Of course their moods vary. They have their 'high days and holidays,' feasts, processions, and entertainments; but on the whole the average ryot or small cultivator has a hard life.
In every village there are generally bits of uncultivated or jungle lands, on which the village herds have a right of pasture. The cow being a sacred animal, they only use her products, milk and butter. The urchins may be seen in the morning driving long strings of emaciated looking animals to the village pasture, which in the evening wend their weary way backwards through the choking dust, having had but 'short commons' all the day on the parched and scanty herbage.
The police are too often a source of annoyance, and become extortionate robbers, instead of the protectors of the poor. It seems to be inherent in the Oriental mind to abuse authority. I do not scruple to say that all the vast army of policemen, court peons, writers, clerks, messengers, and underlings of all sorts, about the courts of justice, in the service of government officers, or in any way attached to the retinue of a government official, one and all are undeniably shamelessly venal and corrupt. They accept a bribe much more quickly than an attorney a fee, or a hungry dog a shin of beef. If a policeman only enters a village he expects a feast from the head man, and will ask a present with unblushing effrontery as a perquisite of his office. If a theft is reported, the inspector of the nearest police-station, or thanna as it is called, sends one of his myrmidons, or, if the chance of bribes be good, he may attend himself. On arrival, ambling on his broken-kneed, wall-eyed pony, he seats himself in the verandah of the chief man of the village, who forthwith, with much inward trepidation, makes his appearance. The policeman assumes the air of a haughty conqueror receiving homage from a conquered foe. He assures the trembling wretch that, 'acting on information received,' he must search his dwelling for the missing goods, and that his women's apartments will have to be ransacked, and so annoys, goads, and insults the unfortunate man, that he is too glad to purchase immunity from further insolence by making the policeman a small present, perhaps a 'kid of the goats,' or something else. The guardian of the peace is then regaled with the best food in the house, after which he is 'wreathed with smiles.' If he sees a chance of a farther bribe, he takes his departure saying he will make his report to the thanna. He repeats his procedure with some of the other respectable inhabitants, and goes back a good deal richer than he came, to share the spoil with the thannadar or inspector.

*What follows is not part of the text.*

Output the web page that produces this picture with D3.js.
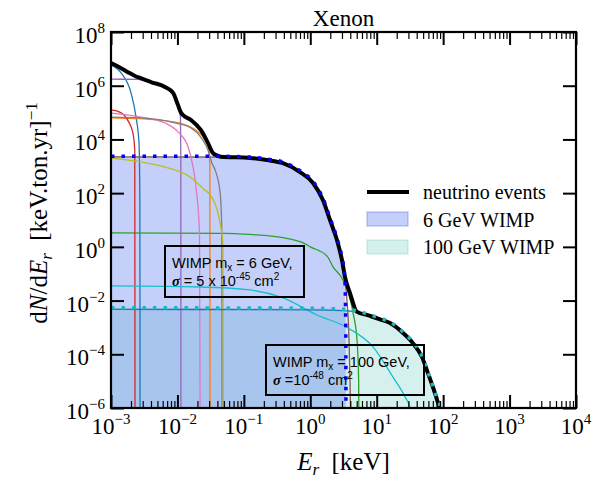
<!DOCTYPE html>
<html>
<head>
<meta charset="utf-8">
<script src="https://cdn.jsdelivr.net/npm/d3@7"></script>
<style>
  body { margin: 0; background: #fff; }
  svg text { font-family: "Liberation Serif", serif; }
</style>
</head>
<body>
<svg id="chart" width="613" height="480"></svg>
<script>
// recoil spectra: [E_r keV, dN/dE_r]
const totalNu = [[1e-3,7.0e6],[1.4e-3,4.6e6],[1.8e-3,3.2e6],[2.3e-3,2.3e6],[2.73e-3,1.94e6],[4.0e-3,1.37e6],[6.5e-3,9.0e5],[8.6e-3,5.4e5],
  [1.02e-2,1.9e5],[1.13e-2,1.0e5],[1.21e-2,8.1e4],[1.6e-2,5.3e4],[2.26e-2,2.2e4],[2.88e-2,7.4e3],[3.43e-2,3.1e3],[4.0e-2,2.5e3],[4.5e-2,2.25e3],
  [0.124,2.05e3],[0.223,1.7e3],[0.388,1.3e3],[0.70,610],[1.10,240],[1.55,56],[1.98,10],[2.52,1.8],[3.0,0.32],[3.33,0.075],[3.96,0.019],
  [5.0,3.9e-3],[7.5,2.8e-3],[11.2,2.0e-3],[15.9,1.45e-3],[24.9,6.2e-4],[35,2.6e-4],[48,7.9e-5],[59,2.0e-5],[70,6.1e-6],[81,2.0e-6],[87,1e-6],[90,1e-7]];

const nuBlue = [[1e-3,5.9e6],[1.42e-3,3.0e6],[2.0e-3,5.4e5],[2.38e-3,6.8e4],[2.64e-3,7.4e3],[2.72e-3,56],[2.74e-3,1e-7]];
const nuOrange = [[1e-3,6.3e4],[5.1e-3,5.3e4],[1.3e-2,3.5e4],[2.04e-2,1.9e4],[2.6e-2,9.6e3],[2.99e-2,4e3],[3.08e-2,1e3],[3.1e-2,1e-7]];
const nuGreen = [[1e-3,3.3],[0.05,3.2],[0.124,2.9],[0.388,2.2],[0.78,1.4],[1.0,1.0],[1.79,0.45],[2.2,0.18],[3.1,0.058],[4.4,3.5e-3],[5.05,3.4e-4],[5.35,1e-5],[5.4,1e-7]];
const nuRed = [[1e-3,1.25e5],[1.4e-3,1.0e5],[1.8e-3,5e4],[2.14e-3,1.7e4],[2.28e-3,4e3],[2.3e-3,1e-7]];
const nuPurple = [[1e-3,1.75e6],[2.5e-3,1.72e6],[4.0e-3,1.3e6],[6.5e-3,8.3e5],[8.6e-3,4.8e5],[1.02e-2,1.5e5],[1.11e-2,7e4],[1.125e-2,2e3],[1.13e-2,1e-7]];
const nuBrown = [[1e-3,2.25e3],[4.5e-2,2.2e3],[0.124,2.0e3],[0.223,1.65e3],[0.388,1.25e3],[0.70,590],[1.10,230],[1.55,54],[1.98,9.6],[2.52,1.7],
  [3.0,0.3],[3.33,0.058],[3.56,0.0105],[3.83,3.4e-4],[3.96,1.1e-5],[4.1,1e-7]];
const nuPink = [[1e-3,9.5e4],[2.83e-3,6.8e4],[6.5e-3,4.1e4],[1.02e-2,1.9e4],[1.45e-2,5.2e3],[1.71e-2,1.0e3],[1.95e-2,100],[2.15e-2,3],[2.2e-2,1e-7]];
const nuGrey = [[1e-3,6.8e4],[2.83e-3,6.3e4],[9.2e-3,4.1e4],[1.6e-2,2.7e4],[2.26e-2,1.2e4],[2.88e-2,4e3],[3.31e-2,1.3e3],[3.7e-2,720],[4.4e-2,100],[4.65e-2,5],[4.7e-2,1e-7]];
const nuOlive = [[1e-3,2.0e3],[2.83e-3,1.45e3],[6.5e-3,940],[1.55e-2,400],[2.43e-2,150],[3.43e-2,60],[4.37e-2,8],[4.85e-2,1.2],[4.93e-2,1e-7]];
const nuCyan = [[1e-3,0.035],[0.022,0.032],[0.124,0.0248],[0.388,0.0125],[1.26,2.9e-3],[3.7,9.5e-4],[8.8,1.9e-4],[17.6,1.4e-5],[26.7,2.6e-6],[31.7,1e-6],[33,1e-7]];
const nuBlue2 = [[1e-3,4.7e-3],[1,4.5e-3],[3,4.2e-3],[5,3.7e-3],[7.5,2.65e-3],[11.2,1.9e-3],[15.9,1.38e-3],[24.9,5.9e-4],[35,2.45e-4],[48,7.5e-5],[59,1.9e-5],[70,5.8e-6],[81,1.9e-6],[86,1e-7]];

const wimp6 = [[1e-3,2.35e3],[4.5e-2,2.35e3],[0.124,2.2e3],[0.223,1.85e3],[0.388,1.45e3],[0.70,680],[1.10,275],[1.55,64],[1.98,12],[2.52,2.1],[3.0,0.4],[3.3,0.08],[3.42,1e-3],[3.45,1e-7]];
const wimp100 = [[1e-3,5.4e-3],[1,5.2e-3],[3,4.8e-3],[5,4.2e-3],[7.5,3.1e-3],[11.2,2.2e-3],[15.9,1.6e-3],[24.9,6.8e-4],[35,2.85e-4],[48,8.7e-5],[59,2.2e-5],[70,6.7e-6],[81,2.2e-6],[88,1e-6],[90,1e-7]];

const nuSeries = [
  { data: nuBlue, color: "#1f77b4" },
  { data: nuOrange, color: "#ff7f0e" },
  { data: nuGreen, color: "#2ca02c" },
  { data: nuRed, color: "#d62728" },
  { data: nuPurple, color: "#9467bd" },
  { data: nuBrown, color: "#8c564b" },
  { data: nuPink, color: "#e377c2" },
  { data: nuGrey, color: "#7f7f7f" },
  { data: nuOlive, color: "#bcbd22" },
  { data: nuCyan, color: "#17becf" },
  { data: nuBlue2, color: "#1f77b4" }
];

const xDecades = [-3, -2, -1, 0, 1, 2, 3, 4];
const yDecades = [-6, -4, -2, 0, 2, 4, 6, 8];
const legendLabels = ["neutrino events", "6 GeV WIMP", "100 GeV WIMP"];

const pLeft = 111, pRight = 576, pTop = 32, pBottom = 408;
const svg = d3.select("#chart");

const x = d3.scaleLog().domain([1e-3, 1e4]).range([pLeft, pRight]);
const y = d3.scaleLog().domain([1e-6, 1e8]).range([pBottom, pTop]);

svg.append("defs").append("clipPath").attr("id", "plot")
  .append("rect").attr("x", pLeft).attr("y", pTop).attr("width", pRight - pLeft).attr("height", pBottom - pTop);

const plot = svg.append("g").attr("clip-path", "url(#plot)");

const line = d3.line().x(d => x(d[0])).y(d => y(d[1])).curve(d3.curveMonotoneX);
const area = d3.area().x(d => x(d[0])).y0(pBottom + 5).y1(d => y(d[1])).curve(d3.curveMonotoneX);

// WIMP fills
plot.append("path").datum(wimp100).attr("d", area).attr("fill", "rgba(30,170,160,0.18)");
plot.append("path").datum(wimp6).attr("d", area).attr("fill", "rgba(60,100,235,0.3)");

// neutrino components
nuSeries.forEach(s => {
  plot.append("path").datum(s.data).attr("d", line)
    .attr("fill", "none").attr("stroke", s.color).attr("stroke-width", 1.3);
});

// total
plot.append("path").datum(totalNu).attr("d", line)
  .attr("fill", "none").attr("stroke", "#000").attr("stroke-width", 4).attr("stroke-linejoin", "round");

// WIMP dotted outlines
plot.append("path").datum(wimp6).attr("d", line)
  .attr("fill", "none").attr("stroke", "#0000ff").attr("stroke-width", 3.5).attr("stroke-dasharray", "3.5 7");
plot.append("path").datum(wimp100).attr("d", line)
  .attr("fill", "none").attr("stroke", "#1bb8c0").attr("stroke-width", 3.5).attr("stroke-dasharray", "3.5 7");

// ticks
const xMajor = xDecades.map(k => Math.pow(10, k));
const xMinor = [];
xDecades.slice(0, -1).forEach(k => { for (let m = 2; m < 10; m++) xMinor.push(m * Math.pow(10, k)); });
const yMajor = yDecades.map(k => Math.pow(10, k));

function tickAxis(axis, tr) {
  const g = svg.append("g").attr("transform", tr).call(axis);
  g.select(".domain").remove();
  g.selectAll("line").attr("stroke", "#000");
  g.selectAll("text").remove();
  return g;
}
tickAxis(d3.axisBottom(x).tickValues(xMajor).tickSize(-13), `translate(0,${pBottom})`).selectAll("line").attr("stroke-width", 2);
tickAxis(d3.axisBottom(x).tickValues(xMinor).tickSize(-7), `translate(0,${pBottom})`).selectAll("line").attr("stroke-width", 1.2);
tickAxis(d3.axisTop(x).tickValues(xMajor).tickSize(-13), `translate(0,${pTop})`).selectAll("line").attr("stroke-width", 2);
tickAxis(d3.axisTop(x).tickValues(xMinor).tickSize(-7), `translate(0,${pTop})`).selectAll("line").attr("stroke-width", 1.2);
tickAxis(d3.axisLeft(y).tickValues(yMajor).tickSize(-13), `translate(${pLeft},0)`).selectAll("line").attr("stroke-width", 2);
tickAxis(d3.axisRight(y).tickValues(yMajor).tickSize(-13), `translate(${pRight},0)`).selectAll("line").attr("stroke-width", 2);

// frame
svg.append("rect").attr("x", pLeft).attr("y", pTop).attr("width", pRight - pLeft).attr("height", pBottom - pTop)
  .attr("fill", "none").attr("stroke", "#000").attr("stroke-width", 2.2);

// tick labels with superscripts
function powLabel(g, k) {
  g.append("tspan").text("10");
  g.append("tspan").attr("dy", -10).attr("font-size", 15).text(String(k).replace("-", "\u2212"));
}
xDecades.forEach(k => {
  const t = svg.append("text").attr("x", x(Math.pow(10, k))).attr("y", 434)
    .attr("text-anchor", "middle").attr("font-size", 23);
  powLabel(t, k);
});
yDecades.forEach(k => {
  const t = svg.append("text").attr("x", 105).attr("y", y(Math.pow(10, k)) + 11)
    .attr("text-anchor", "end").attr("font-size", 23);
  powLabel(t, k);
});

// title and axis labels
svg.append("text").attr("x", (pLeft + pRight) / 2).attr("y", 26).attr("text-anchor", "middle")
  .attr("font-size", 23).text("Xenon");

const xl = svg.append("text").attr("x", (pLeft + pRight) / 2).attr("y", 470).attr("text-anchor", "middle").attr("font-size", 25);
xl.append("tspan").attr("font-style", "italic").text("E");
xl.append("tspan").attr("font-style", "italic").attr("font-size", 17).attr("dy", 5).text("r");
xl.append("tspan").attr("dy", -5).text("\u2002[keV]");

const yl = svg.append("text").attr("transform", "translate(47,213) rotate(-90)").attr("text-anchor", "middle").attr("font-size", 25);
yl.append("tspan").text("d");
yl.append("tspan").attr("font-style", "italic").text("N");
yl.append("tspan").text("/d");
yl.append("tspan").attr("font-style", "italic").text("E");
yl.append("tspan").attr("font-style", "italic").attr("font-size", 17).attr("dy", 5).text("r");
yl.append("tspan").attr("dy", -5).text("\u2002[keV.ton.yr]");
yl.append("tspan").attr("dy", -10).attr("font-size", 17).text("\u22121");

// legend
const lg = svg.append("g");
lg.append("line").attr("x1", 367).attr("x2", 409).attr("y1", 192).attr("y2", 192).attr("stroke", "#000").attr("stroke-width", 4);
lg.append("rect").attr("x", 367).attr("y", 212).attr("width", 41).attr("height", 14)
  .attr("fill", "rgba(60,100,235,0.3)").attr("stroke", "rgba(60,100,235,0.3)").attr("stroke-width", 1.5);
lg.append("rect").attr("x", 367).attr("y", 240).attr("width", 41).attr("height", 14)
  .attr("fill", "rgba(30,170,160,0.18)").attr("stroke", "rgba(30,170,160,0.18)").attr("stroke-width", 1.5);
legendLabels.forEach((s, i) => {
  lg.append("text").attr("x", 423).attr("y", 199 + i * 27.5).attr("font-size", 20).text(s);
});

// annotation boxes
function annot(bx, by, bw, bh, mass, sigmaParts) {
  const g = svg.append("g");
  g.append("rect").attr("x", bx).attr("y", by).attr("width", bw).attr("height", bh)
    .attr("fill", "none").attr("stroke", "#000").attr("stroke-width", 2);
  const t1 = g.append("text").attr("x", bx + 7).attr("y", by + 22).attr("font-size", 14.5).style("font-family", "'Liberation Sans', Arial, sans-serif");
  t1.append("tspan").text("WIMP m");
  t1.append("tspan").attr("font-size", 10).attr("dy", 3).text("x");
  t1.append("tspan").attr("dy", -3).text(" = " + mass + " GeV,");
  const t2 = g.append("text").attr("x", bx + 7).attr("y", by + 40).attr("font-size", 14.5).style("font-family", "'Liberation Sans', Arial, sans-serif");
  t2.append("tspan").attr("font-weight", "bold").attr("font-style", "italic").style("font-family", "'Liberation Serif', serif").text("\u03c3");
  sigmaParts.forEach(p => {
    const ts = t2.append("tspan").text(p.t);
    if (p.sup) ts.attr("font-size", 10).attr("dy", -6);
    if (p.down) ts.attr("dy", 6);
  });
}
annot(165, 246, 139, 51, "6", [{ t: " = 5 x 10" }, { t: "-45", sup: true }, { t: " cm", down: true }, { t: "2", sup: true }]);
annot(266, 345, 158, 50, "100", [{ t: " =10" }, { t: "-48", sup: true }, { t: " cm", down: true }, { t: "2", sup: true }]);
</script>
</body>
</html>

Another man may then be sent, and the same course is followed, until all the force in the station have had their share. The ryot is afraid to resist. The police have tremendous powers for annoying and doing him harm. A crowd of subservient scoundrels always hangs round the station, dependents, relations, or accomplices. These harry the poor man who is unwise enough to resist the extortionate demands of the police. They take his cattle to the pound, foment strife between him and his neighbours, get up frivolous and false charges against him, harass him in a thousand ways, and if all else fails, get him summoned as a witness in some case. You might think a witness a person to be treated with respect, to be attended to, to have every facility offered him for giving his evidence at the least cost of time and trouble possible, consistent with the demands of justice, and the vindication of law and authority.

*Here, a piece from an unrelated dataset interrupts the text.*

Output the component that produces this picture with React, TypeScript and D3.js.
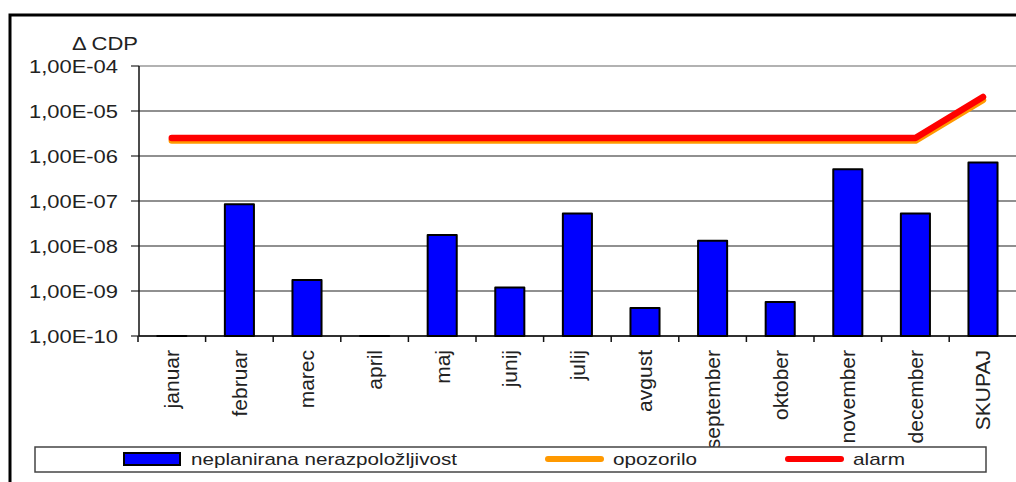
import React from "react";
import * as d3 from "d3";

const categories = ["januar","februar","marec","april","maj","junij","julij","avgust","september","oktober","november","december","SKUPAJ"];
const nerazpolozljivost = [1e-10, 8.5e-8, 1.75e-9, 1e-10, 1.75e-8, 1.2e-9, 5.3e-8, 4.2e-10, 1.3e-8, 5.7e-10, 5.1e-7, 5.3e-8, 7.2e-7];
const opozorilo = [2.2e-6,2.2e-6,2.2e-6,2.2e-6,2.2e-6,2.2e-6,2.2e-6,2.2e-6,2.2e-6,2.2e-6,2.2e-6,2.2e-6,1.75e-5];
const alarm = [2.5e-6,2.5e-6,2.5e-6,2.5e-6,2.5e-6,2.5e-6,2.5e-6,2.5e-6,2.5e-6,2.5e-6,2.5e-6,2.5e-6,2.05e-5];
const yTicks = [1e-4, 1e-5, 1e-6, 1e-7, 1e-8, 1e-9, 1e-10];
const yTickLabels = ["1,00E-04","1,00E-05","1,00E-06","1,00E-07","1,00E-08","1,00E-09","1,00E-10"];
const yTitle = "\u0394 CDP";
const legendLabels = ["neplanirana nerazpoložljivost", "opozorilo", "alarm"];

const FONT = "'Liberation Sans', Arial, sans-serif";

export default function App() {
  const left = 139, right = 1016, top = 66, bottom = 336;
  const x = d3.scaleBand<string>().domain(categories).range([138, 138 + 67.6 * 13]).padding(0);
  const y = d3.scaleLog().domain([1e-10, 1e-4]).range([bottom, top]);
  const bw = x.bandwidth() * 0.43;
  const cx = (c: string) => (x(c) as number) + x.bandwidth() / 2;
  const line = d3.line<number>().x((_, i) => cx(categories[i])).y((v) => y(v));

  const barPath = (c: string, v: number) => {
    const p = d3.path();
    const x0 = cx(c) - bw / 2;
    const yv = y(Math.max(v, 1e-10));
    p.moveTo(x0, bottom);
    p.lineTo(x0, yv);
    p.lineTo(x0 + bw, yv);
    p.lineTo(x0 + bw, bottom);
    p.closePath();
    return p.toString();
  };

  return (
    <svg width={1016} height={482} style={{ position: "absolute", left: 0, top: 0, background: "#fff" }} fontFamily={FONT}>
      <rect x={0} y={0} width={1016} height={482} fill="#fff" />
      {/* outer frame */}
      <rect x={10} y={15} width={1020} height={480} fill="none" stroke="#000" strokeWidth={3} />
      {/* plot top border */}
      <line x1={left} x2={right} y1={top} y2={top} stroke="#999" strokeWidth={1.5} />
      {/* gridlines */}
      {yTicks.map((t, i) => (
        <g key={i}>
          {i > 0 && <line x1={left} x2={right} y1={y(t)} y2={y(t)} stroke="#222" strokeWidth={1.2} />}
          <line x1={131} x2={left} y1={y(t)} y2={y(t)} stroke="#222" strokeWidth={1.2} />
          <text x={118} y={y(t)} dy="0.36em" textAnchor="end" fontSize={19} fill="#222"
            textLength={89} lengthAdjust="spacingAndGlyphs">{yTickLabels[i]}</text>
        </g>
      ))}
      <text x={72} y={50} fontSize={19} fill="#222" textLength={66} lengthAdjust="spacingAndGlyphs">{yTitle}</text>
      {/* axes */}
      <line x1={left} x2={left} y1={top} y2={bottom} stroke="#111" strokeWidth={1.5} />
      <line x1={left} x2={right} y1={bottom} y2={bottom} stroke="#111" strokeWidth={1.5} />
      {categories.map((c, i) => (
        <line key={"t" + i} x1={(x(c) as number)} x2={(x(c) as number)} y1={bottom} y2={bottom + 6} stroke="#111" strokeWidth={1.5} />
      ))}
      {/* bars */}
      {categories.map((c, i) => (
        <path key={"b" + i} d={barPath(c, nerazpolozljivost[i])} fill="#0000FF" stroke="#000" strokeWidth={2} strokeLinejoin="round" />
      ))}
      {/* lines */}
      <path d={line(opozorilo) as string} fill="none" stroke="#FF9900" strokeWidth={6.5} strokeLinecap="round" strokeLinejoin="round" />
      <path d={line(alarm) as string} fill="none" stroke="#FF0000" strokeWidth={6.5} strokeLinecap="round" strokeLinejoin="round" />
      {/* x labels */}
      {categories.map((c, i) => (
        <text key={"l" + i} transform={`translate(${cx(c)},350) rotate(-90)`} textAnchor="end" dy="0.35em" fontSize={21} fill="#222">{c}</text>
      ))}
      {/* legend */}
      <rect x={35} y={447} width={951} height={25} fill="#fff" stroke="#444" strokeWidth={1.5} />
      <rect x={124} y={453} width={56} height={12} fill="#0000FF" stroke="#000" strokeWidth={2} />
      <text x={191} y={459} dy="0.36em" fontSize={17} fill="#222" textLength={266} lengthAdjust="spacingAndGlyphs">{legendLabels[0]}</text>
      <line x1={548} x2={601} y1={459} y2={459} stroke="#FF9900" strokeWidth={6} strokeLinecap="round" />
      <text x={613} y={459} dy="0.36em" fontSize={17} fill="#222" textLength={84} lengthAdjust="spacingAndGlyphs">{legendLabels[1]}</text>
      <line x1={788} x2={841} y1={459} y2={459} stroke="#FF0000" strokeWidth={6} strokeLinecap="round" />
      <text x={853} y={459} dy="0.36em" fontSize={17} fill="#222" textLength={52} lengthAdjust="spacingAndGlyphs">{legendLabels[2]}</text>
    </svg>
  );
}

Not so in India with the witness in a police case, when the force dislike him. If he has not previously satisfied their leech-like rapacity, he is tormented, tortured, bullied, and kicked 'from pillar to post,' till his life becomes a burden to him. He has to leave all his avocations, perhaps at the time when his affairs require his constant supervision. He has to trudge many a weary mile to attend the Court. The police get hold of him, and keep him often in real durance. He gets no opportunity for cooking or eating his food. His daily habits are upset and interfered with. In every little vexatious way (and they are masters of the art of petty torture) they so worry and goad him, that the very threat of being summoned as a witness in a police case, is often enough to make the horrified well-to-do native give a handsome gratuity to be allowed to sit quietly at home.